A perda de tempo - Adriano Moreira

A única coisa que humanamente é possível fazer com o tempo é seguramente não o perder, porque a liberdade que tem de se escoar não é facilmente oponível. É por isso que, havendo um acordo generalizado sobre a gravidade da crise económica e financeira que se tornou global, mas que atinge mais gravemente os países que foram abrangidos pela fronteira da pobreza, como acontece ao Norte do Mediterrâneo, é necessário avaliar o tempo perdido em debates repetidos sobre banalidades, como o sentido de uma palavra que se distingue numa talvez dispensável intervenção oratória, relacionar a dimensão da autoridade de um órgão estadual com uma divagação que não se relaciona com qualquer interesse nacional, fazer depender a credibilidade de uma conclusão com a análise demorada de um ambiente que desapareceu, em suma, como já foi dito "passamos o tempo envolvidos em discussões inúteis, concentrados no que é conhecido e naquilo que se repete". Numa data e circunstância em que a opinião pública é uma variável fundamental para recuperar uma governança razoavelmente independente de vigilâncias externas de nível não avaliado por qualquer instância confiável, nem conhecida dos cidadãos destinatários, a perda de tempo com a cortina de superficialidades que dificulta a perceção da realidade pelos eleitores, exige uma atenção e intervenção dos meios de comunicação social. Uma intervenção no sentido de não deixar perturbar a visibilidade dos factos que em cadeia, e como que entregues apenas à natureza das coisas, vão agravando a qualidade de vida de todos, e seguramente a sustentabilidade da vida de excessivamente muitos. De facto as preocupações lançadas no mercado das controvérsias desencadeadas sobre irrelevâncias do processo em curso diminuem severamente a concentração ou a capacidade de os cidadãos entenderem o processo real que mina a sua conceção do mundo e da vida, e a vontade de participarem nas tarefas da reconstrução.

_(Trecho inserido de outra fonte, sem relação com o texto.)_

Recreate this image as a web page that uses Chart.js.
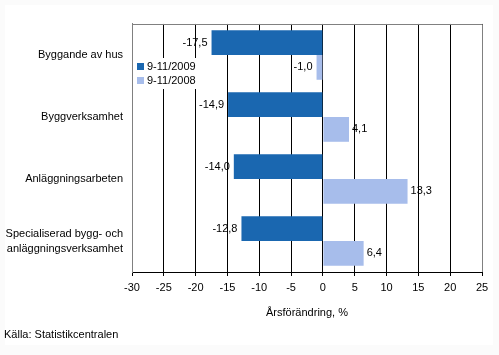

O conceito de Estado Espetáculo perdeu referências atualizadas, continua porém a ser necessário para ajudar a compreender esta mecânica da trivialidade que tende a orientar a tomada de decisões pelo eleitorado, mas não ajuda a tomar as decisões com fundamento na realidade apreendida, também interfere na debilidade criativa das lideranças, mas não necessariamente na capacidade de se manterem. (...)
Finalmente parece, nesta anarquia, crescer o descaso sobre a necessidade de salvaguardar a unidade europeia a todo o custo, para não ter de sofrer os custos da desunião, do regresso ao isolamento tribal, ou à ambição do diretório. Parece suficiente experimentado e sabido que alguma parte significativa desta deriva da discussão sobre os temas europeus tem relação com a falta de contacto das opiniões públicas dos Estados com os órgãos, mais eurocráticos que políticos, que pesam nas decisões.